Yann Gourdon a trouvé la recette pour équilibrer les notions de mouvement et de repos. Ses drones/bourdons parviennent à emmener l'auditeur où seul le vielliste le sait, sans que le premier ne s'en rende compte. Voyage minimal à l'insu de l'auditeur, comme si on était déposé au mauvais endroit lors d'un voyage ensommeillé. 
Et pour une fois, l'enregistrement est vraiment bien, toute la richesse harmonique de la vielle est présente, ainsi que les micro-perturbations circulaires de la roue. Conseillé. 

Jacques Puech / Yann Gourdon / Basile Brémaud

TRIO PUECH GOURDON BREMAUD - sans titre (La Novia, 2012)
J'ai découvert Yann Gourdon en solo et au sein du trio France en 2009 à bitche (Nantes). Ce concert a vraiment été marquant, surtout France, car j'avais l'impression d'écouter une version rock et transe de Phill Niblock. Un son massif, un bourdon lancinant, une rythmique hypnothique : c'était vraiment jouissif. Après, j'ai beaucoup aimé la plupart des projets de Yann Gourdon, que ce soit en solo, en compagnie du vielliste Yvan Etienne (Verdouble), ou même en duo avec Antez. Enormément de projets que j'aime beaucoup, des choix esthétiques qui me plaisent vraiment, mais finalement peu de disques auxquels j'accroche - notamment à cause de la qualité douteuse du son (je parle des enregistrements de France en tout cas).

En tout cas, avec le premier disque solo de Yann Gourdon qui vient de paraître, le trio Puech Gourdon Brémaud fait partie de ces enregistrements qui valent largement le coup d'oreille. On retrouve ici Jacques Puech à la cabrette (cornemuse auvergnate), Yann Gourdon à la vielle à roue et Basile Brémaud au violon. Beaucoup d'instruments traditionnels auvergnats, oui, mais également beaucoup d'airs auvergnats. Je ne suis pas spécialiste de la musique traditionnelle populaire, mais le trio semble se baser sur des bourrées auvergnates. Des bourrées dont le thème est donné au début de chacun des trois morceaux ainsi qu'à la fin, mais dont le plus intéressant réside dans le traitement qui en est fait. Car au milieu, le trio développe le thème d'une manière très particulière et puissante. Un développement qui ressemble à une sorte d'improvisation sans en être une, un développement qui est comme une distorsion acoustique du thème. Puech, Gourdon et Brémaud s'intéressent plus au bourdon présent dans la musique traditionnelle, ou à une particularité rythmique, plus qu'au folklore auvergnat ou à l'aspect sautillant et dansant de ce répertoire. Le trio s'empare d'un élément du thème, une fraction de thème, l'étire, le distors, et le triture. Et il en ressort une musique très lancinante, hypnothique, belle, massive. Puech, Gourdon et Brémaud improvisent sur un thème, mais moins pour le développer que pour le réduire à ce qui les intéressent.

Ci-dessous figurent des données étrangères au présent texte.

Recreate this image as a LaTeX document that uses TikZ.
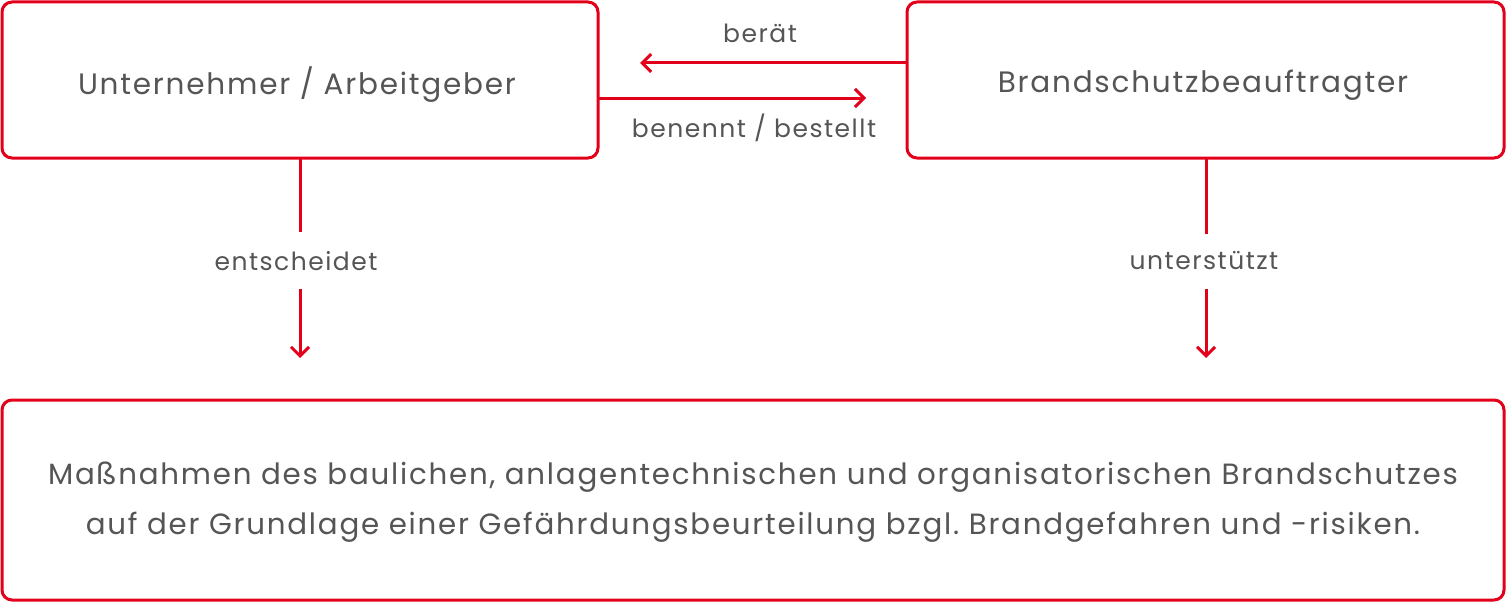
\documentclass[tikz,border=0pt]{standalone}
\usepackage{fontspec}
\setmainfont{Poppins}[LetterSpace=6]
\usetikzlibrary{arrows.meta}
\frenchspacing
\definecolor{bsred}{HTML}{E2001A}
\definecolor{bsgray}{HTML}{555555}
\tikzset{
  x=1pt, y=-1pt,
  boxstyle/.style={draw=bsred, line width=3pt, rounded corners=10pt},
  boxtext/.style={text=bsgray, font=\fontsize{29.5}{36}\selectfont},
  lbl/.style={text=bsgray, font=\fontsize{25}{30}\selectfont, inner sep=0pt},
  conn/.style={draw=bsred, line width=3pt},
  arr/.style={conn, -{Straight Barb[length=9pt,width=18pt,line width=3pt]}}
}
\begin{document}
\begin{tikzpicture}
\useasboundingbox (0,0) rectangle (1506,602);
\draw[boxstyle] (2,2) rectangle (598,158);
\draw[boxstyle] (907,2) rectangle (1504,158);
\draw[boxstyle] (2,400) rectangle (1504,600);
\node[boxtext] (ua) at (297,85) {Unternehmer / Arbeitgeber};
\node[boxtext] (bb) at (1203,85) {Brandschutzbeauftragter};
\node[boxtext, align=center, font=\fontsize{29.3}{50}\selectfont] (mass) at (753,502)
  {Maßnahmen des baulichen, anlagentechnischen und organisatorischen Brandschutzes\\
   auf der Grundlage einer Gefährdungsbeurteilung bzgl. Brandgefahren und -risiken.};
\coordinate (b1r) at (598,98);
\coordinate (b2l) at (907,63);
\coordinate (t1) at (640,63);
\coordinate (t2) at (866,98);
\draw[arr] (b2l) -- (t1);
\draw[arr] (b1r) -- (t2);
\node[lbl] (berat) at (760,33) {berät};
\node[lbl] (benennt) at (754,128) {benennt / bestellt};
\coordinate (l0) at (300,158);
\coordinate (l1) at (300,232);
\coordinate (l2) at (300,289);
\coordinate (l3) at (300,358);
\node[lbl] (ent) at (296,261) {entscheidet};
\draw[conn] (l0) -- (l1);
\draw[arr] (l2) -- (l3);
\coordinate (r0) at (1206,158);
\coordinate (r1) at (1206,234);
\coordinate (r2) at (1206,289);
\coordinate (r3) at (1206,358);
\node[lbl] (unt) at (1204,261) {unterstützt};
\draw[conn] (r0) -- (r1);
\draw[arr] (r2) -- (r3);
\end{tikzpicture}
\end{document}
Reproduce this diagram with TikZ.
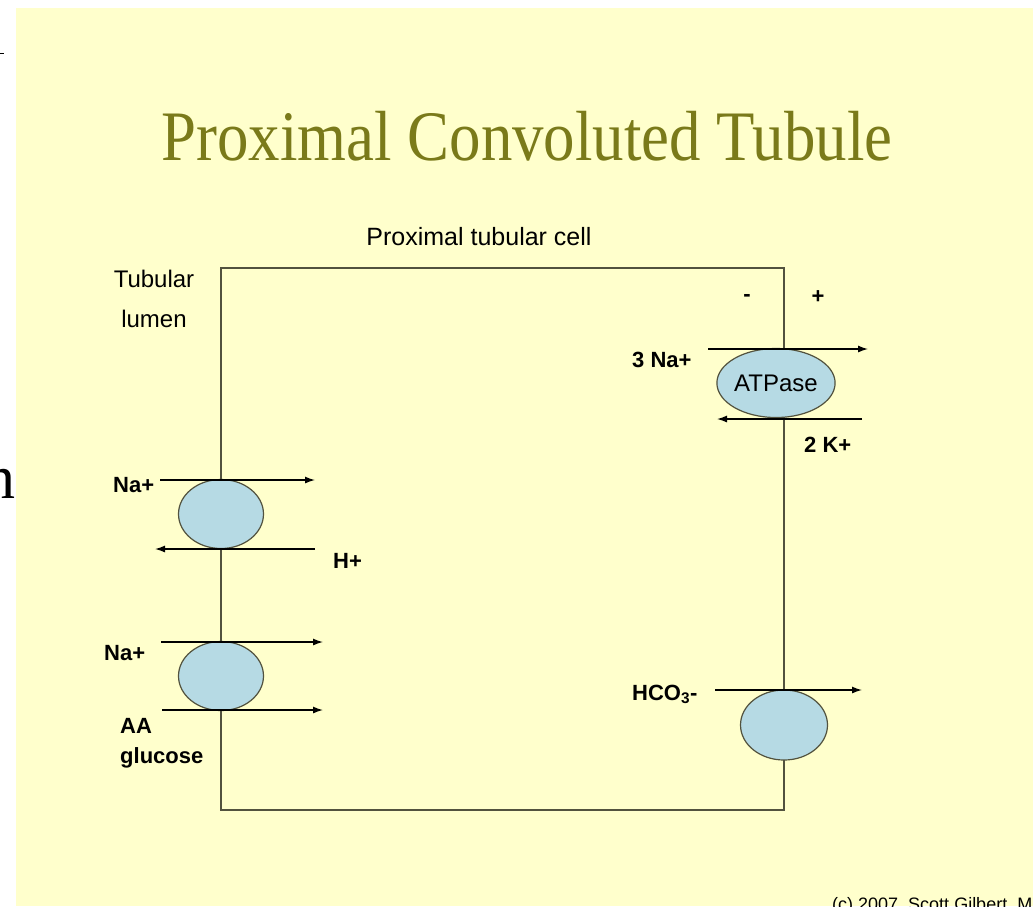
\documentclass[tikz,border=0pt]{standalone}
\usepackage{fontspec}
\setmainfont{Liberation Sans}
\newfontfamily\titlefont[FakeStretch=0.885]{Liberation Serif}
\newfontfamily\seriffont{Liberation Serif}
\usetikzlibrary{shapes.geometric, arrows.meta}
\definecolor{slideyellow}{RGB}{255,255,204}
\definecolor{titleolive}{RGB}{122,122,26}
\definecolor{membrane}{RGB}{82,82,62}
\definecolor{carrierblue}{RGB}{182,218,228}

\begin{document}
\begin{tikzpicture}[x=1pt, y=-1pt,
    carrier/.style  = {ellipse, draw=membrane, line width=1.2pt, fill=carrierblue,
                       minimum width=85pt, minimum height=69pt, inner sep=0pt},
    ion/.style      = {font=\fontsize{22}{24}\selectfont\bfseries, inner sep=0pt},
    plain/.style    = {font=\fontsize{24}{26}\selectfont, inner sep=0pt},
    flux/.style     = {draw=black, line width=1.3pt, -{Latex[length=10pt,width=7pt]}}
    ]
      \useasboundingbox (0,0) rectangle (1033,906);
      \fill[white] (0,0) rectangle (1033,906);
      \fill[slideyellow] (16,8) rectangle (1033,906);
      \draw[line width=1pt] (0,53) -- (4,53);
      \node[anchor=base east, inner sep=0pt, font=\seriffont\fontsize{62}{62}\selectfont] (cut) at (16,498) {n};

      % titles ---------------------------------------------------
      \node[anchor=base, inner sep=0pt, text=titleolive,
            font=\titlefont\fontsize{71}{71}\selectfont] (title) at (527,160) {Proximal Convoluted Tubule};
      \node[plain, anchor=base, font=\fontsize{25}{27}\selectfont] (cell) at (479,245) {Proximal tubular cell};
      \node[plain, anchor=base] (lum1) at (154,287) {Tubular};
      \node[plain, anchor=base] (lum2) at (154,327) {lumen};

      % cell membranes -------------------------------------------
      \draw[membrane, line width=1.5pt] (221,268) rectangle (784,810);

      % carriers -------------------------------------------------
      \node[carrier] (nhe)  at (221,514) {};
      \node[carrier] (sglt) at (221,676) {};
      \node[carrier, font=\fontsize{24}{26}\selectfont] (atp) at (776,383) {ATPase};
      \node[carrier, minimum width=87pt, minimum height=70pt] (bic) at (784,725) {};

      % arrow ends -----------------------------------------------
      \coordinate (na1a) at (160,480);  \coordinate (na1b) at (315,480);
      \coordinate (h1a)  at (315,549);  \coordinate (h1b)  at (155,549);
      \coordinate (na2a) at (161,642);  \coordinate (na2b) at (323,642);
      \coordinate (aaa)  at (162,710);  \coordinate (aab)  at (323,710);
      \coordinate (na3a) at (708,349);  \coordinate (na3b) at (868,349);
      \coordinate (k2a)  at (862,419);  \coordinate (k2b)  at (717,419);
      \coordinate (hcoa) at (715,690);  \coordinate (hcob) at (862,690);

      % fluxes ---------------------------------------------------
      \draw[flux] (na1a) -- (na1b);
      \draw[flux] (h1a)  -- (h1b);
      \draw[flux] (na2a) -- (na2b);
      \draw[flux] (aaa)  -- (aab);
      \draw[flux] (na3a) -- (na3b);
      \draw[flux] (k2a)  -- (k2b);
      \draw[flux] (hcoa) -- (hcob);

      % ion labels -----------------------------------------------
      \node[ion, anchor=base west] (lna1) at (113,492) {Na+};
      \node[ion, anchor=base west] (lh1)  at (333,568) {H+};
      \node[ion, anchor=base west] (lna2) at (104,660) {Na+};
      \node[ion, anchor=base west] (laa)  at (120,733) {AA};
      \node[ion, anchor=base west] (lglc) at (120,763) {glucose};
      \node[ion, anchor=base west] (lna3) at (632,367) {3 Na+};
      \node[ion, anchor=base west] (lk2)  at (804,452) {2 K+};
      \node[ion, anchor=base west] (lhco) at (632,700) {HCO\textsubscript{3}-};
      \node[ion] (minus) at (747,298) {-};
      \node[ion] (plus)  at (818,297) {+};

      % footer ---------------------------------------------------
      \node[anchor=base west, inner sep=0pt, font=\fontsize{18}{20}\selectfont] (credit) at (832,910) {(c) 2007\ \ Scott Gilbert, MD};
\end{tikzpicture}
\end{document}
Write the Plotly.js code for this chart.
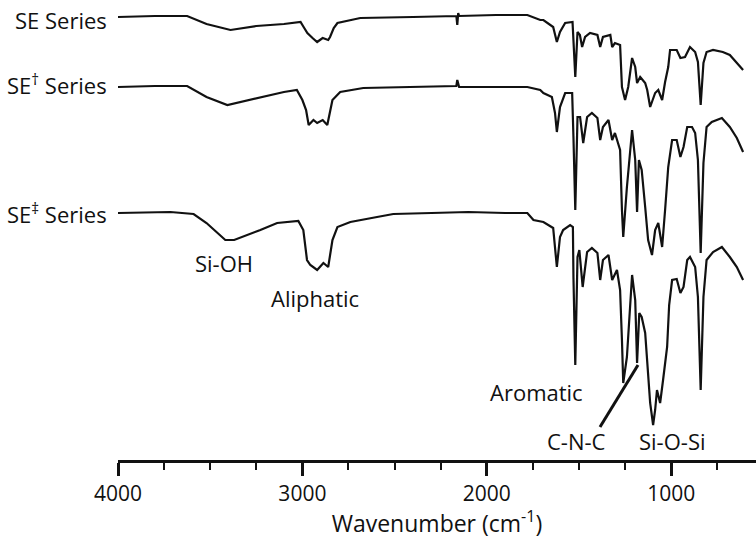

Des improvisations qui développent principalement les aspects continus, linéaires, dissonants et hypnothiques de la bourrée (ou de la musique auvergnate - je ne suis pas sûr qu'il s'agisse de bourrées réellement). Le trio développe une sorte de folklore imaginaire teinté de réel, une sorte de musique étrange qui se situe à la croisée des musiques rituelles de transe de possession, des musiques médiévales du Massif Central, et des drones imposants de Phill Niblock. Conseillé.